The decrease in selling, general and administrative expenses for the three month period ended March 31, 2009 compared to the three month period ended March 31, 2008, resulted primarily from (i) a $1.5 million decrease in stock-based compensation expense, (ii) a $1.3 million decrease in sales commission paid to distributors representatives due to the decrease in revenues for the three months ended March 31, 2009 compared to the three months ended March 31, 2008, (iii) a $1.0 million decrease in legal and professional fees due to the completion of the investigation into our stock option granting process in September 2007, partially offset by (iv) a $0.3 million increase in IP amortization due to the write down of acquisition-related IP.

During the three months ended March 31, 2009 and March 31, 2008, we received $4.3 million and $4.1 million, respectively, in reimbursements from our directors and officers insurance carriers for certain expenses we incurred in connection with the investigation of our historical stock option grant practices. These reimbursements are reflected as an offset to legal fees. The increase in IP amortization is due to the write down of the acquisition-related intangible assets. Based on the results of the intangible assets impairment analysis performed in accordance with SFAS 144, we recognized intangible assets impairment charges of $0.6 million on acquisition-related intangible assets for TMBJ, of which $0.3 million related to tradename was included as Selling, general and administrative expenses in the Condensed Consolidated Statement of Operations for the three months ended March 31, 2009. Refer to Note 4, Goodwill and Intangible Assets, of Notes to Condensed Consolidated Financial Statements in Item 1 of this report for further information.

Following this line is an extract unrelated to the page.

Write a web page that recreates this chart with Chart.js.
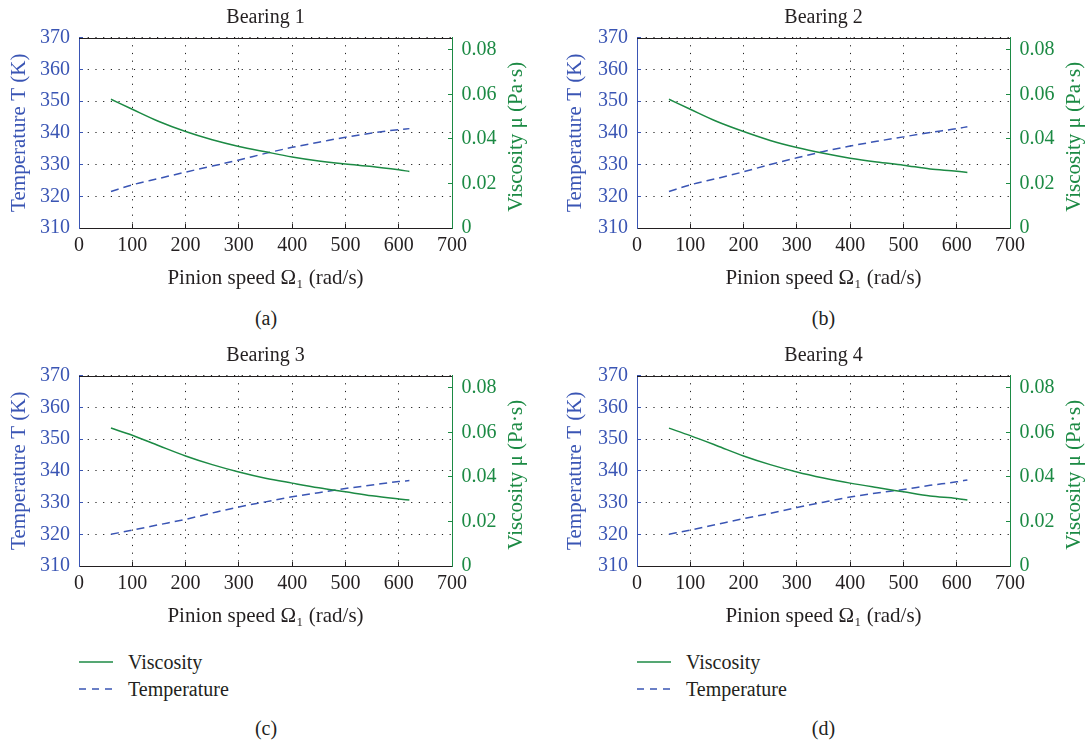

The decrease in selling, general and administrative expenses for the nine month period ended March 31, 2009 compared to the nine month period ended March 31, 2008, resulted primarily from a $10.6 million decrease in stock-based compensation expense primarily related to the extension of the option exercise period and contingent liabilities associated with vested options of certain terminated employees and a $3.9 million decrease in legal and professional fees due to the completion of our investigation into our stock option granting prices in September 2007. The legal and professional fees related to the cost of the investigation into our historical stock option grant practices were $4.3 million for the nine month period ended March 31, 2009 compared to $6.7 million for the nine month period ended March 31, 2008. During the three and nine months ended March 31, 2009, we capitalized $1.7 million of legal and professional fees related to due diligence in connection with the acquisition of Micronas in accordance with SFAS 141. We anticipate that our selling, general and administrative expenses will remain relatively flat for the fourth quarter of fiscal year 2009 compared to the prior quarter.